Waiting for Confidence Before Acting
It is a well-known cliche that “if you don’t believe in yourself, no one else will either.” I often tell students to step to the mic every time with the voice actor equivalent of “athletic arrogance.” Believe in your talent and training, and approach it like the job is already yours. Confidence is often treated as a prerequisite.
Many voice actors wait until they feel ready before marketing, reaching out, or positioning themselves for higher-level work. The truth is that confidence usually follows action, not the other way around.
Growth happens through repetition, feedback, and experience. Each step forward is proof that you belong. Waiting to feel confident can keep you stuck in “preparation mode” indefinitely.
A healthier habit is to take measured action, learn from the response, and adjust. Confidence grows quietly through momentum.
Measuring Progress the Wrong Way
Bookings matter, but they are not the only measure of progress. When success is defined solely by wins, the work between them can feel unimportant.
Voice-over careers are built in layers: skill development, relationship building, market understanding, and brand clarity.
If you only track outcomes, you may miss the signs that you are moving in the right direction: Cleaner reads, faster turnaround times, better feedback, and stronger connections.
Eliminating the habit of narrow measurement helps you stay grounded and consistent, even during slower cycles. Above all, don’t judge your progress by comparing yourself to others.

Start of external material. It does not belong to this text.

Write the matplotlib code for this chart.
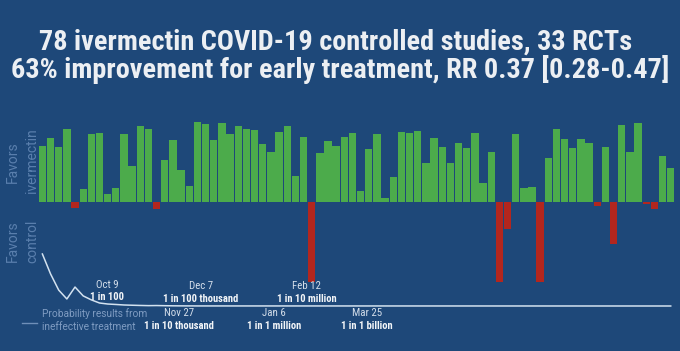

Confusing Activity With Advancement
It is easy to stay busy in voice-over with social media, new classes, new gear, and new platforms – sometimes activity can feel like advancement, but it does not always translate into results. Without intention, it becomes noise.
Progress comes from focused effort aligned with clear goals. Knowing why you are doing something is just as important as doing it. Reducing unnecessary activity creates space for deeper work and better decisions.
Habits Worth Keeping
Eliminating bad habits does not mean stripping the work of joy. Some habits are worth protecting.
Consistency matters. Showing up regularly builds trust with yourself and with others.
Curiosity keeps your work fresh. Listening, learning, and adapting prevent stagnation. Don’t be afraid to try a different method or area of VO. You just might surprise yourself, and even if it’s not something you go forward in, that doesn’t mean there isn’t something to be learned there.
Relationships are the foundation of long-term success. Treat every interaction as part of a larger story. Our craft deserves respect. Investing in your skills is never a wasted venture.
Closing Thoughts
The new year does not require a reinvention – it invites refinement.
Cleaner takes come from informed choices. Better careers grow from fewer distractions. When you remove habits that no longer serve you, your work has room to breathe.
Voice-over is not about doing more than everyone else. It is about doing the right things well, consistently, and with intention.
This year, consider what you are ready to let go of. The clearer space you create may be exactly what your voice needs to shine.